**Records with drawing code:**
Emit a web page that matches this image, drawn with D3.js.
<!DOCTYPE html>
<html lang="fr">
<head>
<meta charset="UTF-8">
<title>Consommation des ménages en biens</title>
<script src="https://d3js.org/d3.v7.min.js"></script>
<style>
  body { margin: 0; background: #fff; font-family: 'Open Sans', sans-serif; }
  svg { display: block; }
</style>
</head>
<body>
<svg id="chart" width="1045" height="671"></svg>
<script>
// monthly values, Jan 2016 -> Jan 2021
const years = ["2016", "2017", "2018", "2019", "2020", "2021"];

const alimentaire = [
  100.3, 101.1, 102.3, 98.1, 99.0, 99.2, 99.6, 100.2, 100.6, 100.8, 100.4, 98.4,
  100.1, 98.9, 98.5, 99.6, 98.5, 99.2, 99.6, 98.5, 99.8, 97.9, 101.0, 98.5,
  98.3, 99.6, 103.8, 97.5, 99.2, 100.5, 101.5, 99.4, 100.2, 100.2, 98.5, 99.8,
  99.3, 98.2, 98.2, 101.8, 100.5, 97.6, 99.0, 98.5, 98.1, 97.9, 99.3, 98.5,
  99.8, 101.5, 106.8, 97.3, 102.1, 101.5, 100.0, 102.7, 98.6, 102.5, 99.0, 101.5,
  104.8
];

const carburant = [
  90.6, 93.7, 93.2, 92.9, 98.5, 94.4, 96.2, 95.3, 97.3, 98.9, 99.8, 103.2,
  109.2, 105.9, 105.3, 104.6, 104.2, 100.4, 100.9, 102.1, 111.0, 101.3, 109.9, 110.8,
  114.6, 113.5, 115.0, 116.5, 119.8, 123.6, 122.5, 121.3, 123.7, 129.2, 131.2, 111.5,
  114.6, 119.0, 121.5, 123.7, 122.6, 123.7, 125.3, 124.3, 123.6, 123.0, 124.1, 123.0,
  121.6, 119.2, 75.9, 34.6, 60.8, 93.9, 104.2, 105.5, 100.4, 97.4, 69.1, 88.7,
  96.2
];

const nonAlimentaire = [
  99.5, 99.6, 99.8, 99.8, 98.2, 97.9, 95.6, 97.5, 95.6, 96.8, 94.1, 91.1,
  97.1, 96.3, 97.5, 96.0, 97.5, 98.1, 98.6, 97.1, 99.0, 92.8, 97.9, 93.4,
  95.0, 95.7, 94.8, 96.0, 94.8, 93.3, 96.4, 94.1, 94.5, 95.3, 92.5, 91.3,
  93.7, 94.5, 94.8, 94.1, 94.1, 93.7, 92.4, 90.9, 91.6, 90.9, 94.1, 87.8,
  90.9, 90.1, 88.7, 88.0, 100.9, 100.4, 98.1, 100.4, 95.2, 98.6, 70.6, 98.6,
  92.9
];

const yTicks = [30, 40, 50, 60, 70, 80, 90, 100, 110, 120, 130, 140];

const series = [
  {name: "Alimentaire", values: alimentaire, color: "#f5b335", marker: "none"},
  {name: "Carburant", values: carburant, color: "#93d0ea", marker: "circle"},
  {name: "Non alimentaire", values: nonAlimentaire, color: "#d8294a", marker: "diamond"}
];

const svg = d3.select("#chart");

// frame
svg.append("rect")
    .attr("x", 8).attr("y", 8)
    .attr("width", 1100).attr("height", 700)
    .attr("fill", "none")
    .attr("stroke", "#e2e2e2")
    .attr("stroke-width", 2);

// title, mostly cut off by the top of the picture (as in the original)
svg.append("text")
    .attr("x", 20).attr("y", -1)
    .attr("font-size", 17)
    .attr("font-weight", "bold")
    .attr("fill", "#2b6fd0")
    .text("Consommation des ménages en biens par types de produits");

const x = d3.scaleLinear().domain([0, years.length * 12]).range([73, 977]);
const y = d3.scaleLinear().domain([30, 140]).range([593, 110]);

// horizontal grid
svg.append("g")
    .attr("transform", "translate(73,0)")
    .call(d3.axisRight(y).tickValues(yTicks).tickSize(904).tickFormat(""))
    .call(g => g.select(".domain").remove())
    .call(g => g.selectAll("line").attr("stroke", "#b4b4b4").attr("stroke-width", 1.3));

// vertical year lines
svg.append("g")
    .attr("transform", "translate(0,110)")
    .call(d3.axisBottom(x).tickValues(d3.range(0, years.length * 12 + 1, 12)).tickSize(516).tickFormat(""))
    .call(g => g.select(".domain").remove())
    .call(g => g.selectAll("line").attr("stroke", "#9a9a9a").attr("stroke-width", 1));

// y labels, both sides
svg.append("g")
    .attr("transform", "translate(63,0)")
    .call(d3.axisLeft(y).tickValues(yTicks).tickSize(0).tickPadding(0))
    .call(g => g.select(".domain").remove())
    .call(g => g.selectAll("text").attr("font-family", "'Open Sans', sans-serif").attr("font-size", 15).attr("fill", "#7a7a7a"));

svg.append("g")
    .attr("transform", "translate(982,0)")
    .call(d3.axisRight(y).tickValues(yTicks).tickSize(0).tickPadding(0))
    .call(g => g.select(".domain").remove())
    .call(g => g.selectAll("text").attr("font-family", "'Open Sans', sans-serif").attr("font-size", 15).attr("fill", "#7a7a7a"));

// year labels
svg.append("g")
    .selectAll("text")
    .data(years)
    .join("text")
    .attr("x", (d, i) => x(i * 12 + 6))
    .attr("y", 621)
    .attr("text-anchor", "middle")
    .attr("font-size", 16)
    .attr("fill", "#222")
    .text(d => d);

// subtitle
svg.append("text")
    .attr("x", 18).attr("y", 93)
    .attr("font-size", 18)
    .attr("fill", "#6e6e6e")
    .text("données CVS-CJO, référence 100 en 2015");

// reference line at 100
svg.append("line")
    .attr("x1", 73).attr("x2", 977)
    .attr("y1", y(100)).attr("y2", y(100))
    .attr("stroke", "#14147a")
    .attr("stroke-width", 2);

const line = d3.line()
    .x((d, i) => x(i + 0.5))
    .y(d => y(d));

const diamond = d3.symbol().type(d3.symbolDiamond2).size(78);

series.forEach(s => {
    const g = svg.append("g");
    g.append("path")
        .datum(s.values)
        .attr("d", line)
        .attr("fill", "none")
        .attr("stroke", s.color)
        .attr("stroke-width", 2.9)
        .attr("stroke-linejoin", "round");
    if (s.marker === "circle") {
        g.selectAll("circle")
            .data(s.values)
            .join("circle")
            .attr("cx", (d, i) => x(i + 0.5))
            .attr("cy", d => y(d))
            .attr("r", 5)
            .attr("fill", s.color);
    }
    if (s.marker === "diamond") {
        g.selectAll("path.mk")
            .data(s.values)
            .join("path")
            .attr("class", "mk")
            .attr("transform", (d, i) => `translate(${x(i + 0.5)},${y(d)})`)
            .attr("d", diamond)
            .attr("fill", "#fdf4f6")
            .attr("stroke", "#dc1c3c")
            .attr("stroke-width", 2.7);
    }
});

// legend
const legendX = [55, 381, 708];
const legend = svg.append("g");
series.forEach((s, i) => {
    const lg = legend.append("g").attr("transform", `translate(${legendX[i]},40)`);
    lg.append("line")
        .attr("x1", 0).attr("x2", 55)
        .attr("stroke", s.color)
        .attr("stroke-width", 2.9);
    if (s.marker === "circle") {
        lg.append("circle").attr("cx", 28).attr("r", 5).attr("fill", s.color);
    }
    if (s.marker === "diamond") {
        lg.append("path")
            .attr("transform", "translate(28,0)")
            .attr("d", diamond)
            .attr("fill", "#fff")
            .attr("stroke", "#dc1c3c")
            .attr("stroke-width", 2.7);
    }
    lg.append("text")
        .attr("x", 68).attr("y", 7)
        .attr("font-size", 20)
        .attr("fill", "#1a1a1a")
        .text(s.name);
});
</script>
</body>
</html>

---

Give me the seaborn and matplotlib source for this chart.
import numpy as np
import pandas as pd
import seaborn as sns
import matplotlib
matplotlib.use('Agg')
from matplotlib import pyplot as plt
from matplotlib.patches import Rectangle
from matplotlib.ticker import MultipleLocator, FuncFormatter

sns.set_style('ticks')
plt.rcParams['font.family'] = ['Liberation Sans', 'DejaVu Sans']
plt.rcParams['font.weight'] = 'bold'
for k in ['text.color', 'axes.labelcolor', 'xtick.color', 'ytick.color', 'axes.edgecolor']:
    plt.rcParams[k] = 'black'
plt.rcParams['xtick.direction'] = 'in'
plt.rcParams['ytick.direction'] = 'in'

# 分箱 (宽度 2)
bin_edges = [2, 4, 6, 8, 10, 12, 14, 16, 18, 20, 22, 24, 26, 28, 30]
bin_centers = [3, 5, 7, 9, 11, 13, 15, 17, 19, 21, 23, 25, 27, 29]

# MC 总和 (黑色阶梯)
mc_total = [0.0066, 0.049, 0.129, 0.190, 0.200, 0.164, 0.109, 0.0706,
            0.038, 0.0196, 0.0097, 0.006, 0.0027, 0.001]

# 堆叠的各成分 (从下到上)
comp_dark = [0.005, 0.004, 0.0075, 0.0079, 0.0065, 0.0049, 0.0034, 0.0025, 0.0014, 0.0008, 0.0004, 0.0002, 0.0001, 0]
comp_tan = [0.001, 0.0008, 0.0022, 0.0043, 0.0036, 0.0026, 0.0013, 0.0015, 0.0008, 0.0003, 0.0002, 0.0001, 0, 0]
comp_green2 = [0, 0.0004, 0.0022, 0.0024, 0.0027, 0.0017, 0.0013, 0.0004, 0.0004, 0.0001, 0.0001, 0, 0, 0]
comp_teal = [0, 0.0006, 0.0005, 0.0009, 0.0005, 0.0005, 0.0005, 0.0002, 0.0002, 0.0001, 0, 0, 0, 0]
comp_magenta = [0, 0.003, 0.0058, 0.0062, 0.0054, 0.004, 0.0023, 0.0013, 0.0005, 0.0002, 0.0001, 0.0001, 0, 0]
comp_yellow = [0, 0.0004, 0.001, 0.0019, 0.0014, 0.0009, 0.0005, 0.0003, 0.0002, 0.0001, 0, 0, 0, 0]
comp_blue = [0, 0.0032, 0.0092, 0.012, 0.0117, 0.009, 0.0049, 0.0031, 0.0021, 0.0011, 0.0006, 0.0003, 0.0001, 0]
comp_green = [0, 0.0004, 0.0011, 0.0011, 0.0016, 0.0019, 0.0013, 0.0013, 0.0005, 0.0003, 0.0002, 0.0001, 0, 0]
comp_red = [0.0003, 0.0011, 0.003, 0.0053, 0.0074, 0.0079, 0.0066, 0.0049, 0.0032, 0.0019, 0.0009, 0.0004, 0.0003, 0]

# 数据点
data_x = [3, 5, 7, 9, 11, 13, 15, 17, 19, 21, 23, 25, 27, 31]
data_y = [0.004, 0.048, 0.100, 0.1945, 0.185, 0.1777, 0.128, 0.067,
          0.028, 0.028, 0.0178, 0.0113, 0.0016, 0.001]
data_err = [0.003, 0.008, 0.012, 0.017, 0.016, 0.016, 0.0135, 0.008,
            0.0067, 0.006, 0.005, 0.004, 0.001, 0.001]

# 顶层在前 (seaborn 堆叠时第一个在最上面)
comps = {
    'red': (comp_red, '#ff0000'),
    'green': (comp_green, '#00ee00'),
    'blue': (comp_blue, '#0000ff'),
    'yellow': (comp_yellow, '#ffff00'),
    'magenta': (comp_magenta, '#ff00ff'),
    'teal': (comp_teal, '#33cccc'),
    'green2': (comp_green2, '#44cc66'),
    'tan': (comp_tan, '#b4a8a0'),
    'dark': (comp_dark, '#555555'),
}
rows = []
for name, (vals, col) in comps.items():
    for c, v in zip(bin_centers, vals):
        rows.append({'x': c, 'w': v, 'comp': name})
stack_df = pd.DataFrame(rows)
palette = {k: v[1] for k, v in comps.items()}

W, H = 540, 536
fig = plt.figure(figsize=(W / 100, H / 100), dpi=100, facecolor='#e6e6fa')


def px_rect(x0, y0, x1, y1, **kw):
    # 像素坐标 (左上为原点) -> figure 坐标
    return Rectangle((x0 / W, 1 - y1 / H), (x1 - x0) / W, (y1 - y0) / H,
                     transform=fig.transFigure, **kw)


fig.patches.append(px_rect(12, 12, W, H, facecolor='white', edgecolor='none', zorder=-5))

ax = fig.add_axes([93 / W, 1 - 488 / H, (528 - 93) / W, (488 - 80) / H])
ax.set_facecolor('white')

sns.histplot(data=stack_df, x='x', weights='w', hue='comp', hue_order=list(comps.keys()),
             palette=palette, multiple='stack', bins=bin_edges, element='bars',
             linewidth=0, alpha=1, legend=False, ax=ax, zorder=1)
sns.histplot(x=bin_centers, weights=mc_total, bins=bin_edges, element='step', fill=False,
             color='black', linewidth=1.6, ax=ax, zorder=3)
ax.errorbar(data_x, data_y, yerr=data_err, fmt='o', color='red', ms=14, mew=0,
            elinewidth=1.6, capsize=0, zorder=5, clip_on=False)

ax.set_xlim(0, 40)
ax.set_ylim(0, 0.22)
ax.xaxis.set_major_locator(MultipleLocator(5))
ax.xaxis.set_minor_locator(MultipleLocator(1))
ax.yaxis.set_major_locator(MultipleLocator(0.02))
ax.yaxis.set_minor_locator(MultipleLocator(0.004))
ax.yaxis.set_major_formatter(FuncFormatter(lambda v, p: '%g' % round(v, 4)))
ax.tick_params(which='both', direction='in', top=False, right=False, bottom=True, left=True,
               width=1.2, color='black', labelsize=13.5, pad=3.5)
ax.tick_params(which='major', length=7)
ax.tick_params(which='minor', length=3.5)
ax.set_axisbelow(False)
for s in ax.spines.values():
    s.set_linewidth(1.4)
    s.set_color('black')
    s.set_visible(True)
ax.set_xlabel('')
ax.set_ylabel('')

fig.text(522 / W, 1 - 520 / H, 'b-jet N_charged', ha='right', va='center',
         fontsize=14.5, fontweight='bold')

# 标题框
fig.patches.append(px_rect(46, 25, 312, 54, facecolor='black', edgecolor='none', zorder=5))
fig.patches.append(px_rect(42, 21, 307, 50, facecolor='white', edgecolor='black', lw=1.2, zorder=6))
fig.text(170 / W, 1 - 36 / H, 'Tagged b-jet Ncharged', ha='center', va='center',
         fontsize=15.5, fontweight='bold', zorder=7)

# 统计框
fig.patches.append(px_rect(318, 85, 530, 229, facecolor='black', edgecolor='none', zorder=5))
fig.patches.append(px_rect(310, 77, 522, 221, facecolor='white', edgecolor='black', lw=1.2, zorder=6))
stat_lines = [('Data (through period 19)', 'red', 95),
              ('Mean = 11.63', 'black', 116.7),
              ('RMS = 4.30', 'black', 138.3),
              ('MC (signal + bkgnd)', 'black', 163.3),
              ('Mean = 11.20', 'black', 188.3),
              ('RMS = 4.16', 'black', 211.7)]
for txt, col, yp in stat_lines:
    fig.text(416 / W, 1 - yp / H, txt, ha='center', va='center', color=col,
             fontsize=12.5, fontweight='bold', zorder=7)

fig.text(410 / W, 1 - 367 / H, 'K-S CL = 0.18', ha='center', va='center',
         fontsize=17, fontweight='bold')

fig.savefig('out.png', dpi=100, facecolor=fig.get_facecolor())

**What is asked:** Starting at the line that contains "Give me the" and stopping at the line that contains "0.038, 0.0196, 0.0097, 0.006, 0.0027, 0.001]", transcribe the lines exactly; both boundary lines are to be included.

**Exercise output:**
Give me the seaborn and matplotlib source for this chart.
import numpy as np
import pandas as pd
import seaborn as sns
import matplotlib
matplotlib.use('Agg')
from matplotlib import pyplot as plt
from matplotlib.patches import Rectangle
from matplotlib.ticker import MultipleLocator, FuncFormatter

sns.set_style('ticks')
plt.rcParams['font.family'] = ['Liberation Sans', 'DejaVu Sans']
plt.rcParams['font.weight'] = 'bold'
for k in ['text.color', 'axes.labelcolor', 'xtick.color', 'ytick.color', 'axes.edgecolor']:
    plt.rcParams[k] = 'black'
plt.rcParams['xtick.direction'] = 'in'
plt.rcParams['ytick.direction'] = 'in'

# 分箱 (宽度 2)
bin_edges = [2, 4, 6, 8, 10, 12, 14, 16, 18, 20, 22, 24, 26, 28, 30]
bin_centers = [3, 5, 7, 9, 11, 13, 15, 17, 19, 21, 23, 25, 27, 29]

# MC 总和 (黑色阶梯)
mc_total = [0.0066, 0.049, 0.129, 0.190, 0.200, 0.164, 0.109, 0.0706,
            0.038, 0.0196, 0.0097, 0.006, 0.0027, 0.001]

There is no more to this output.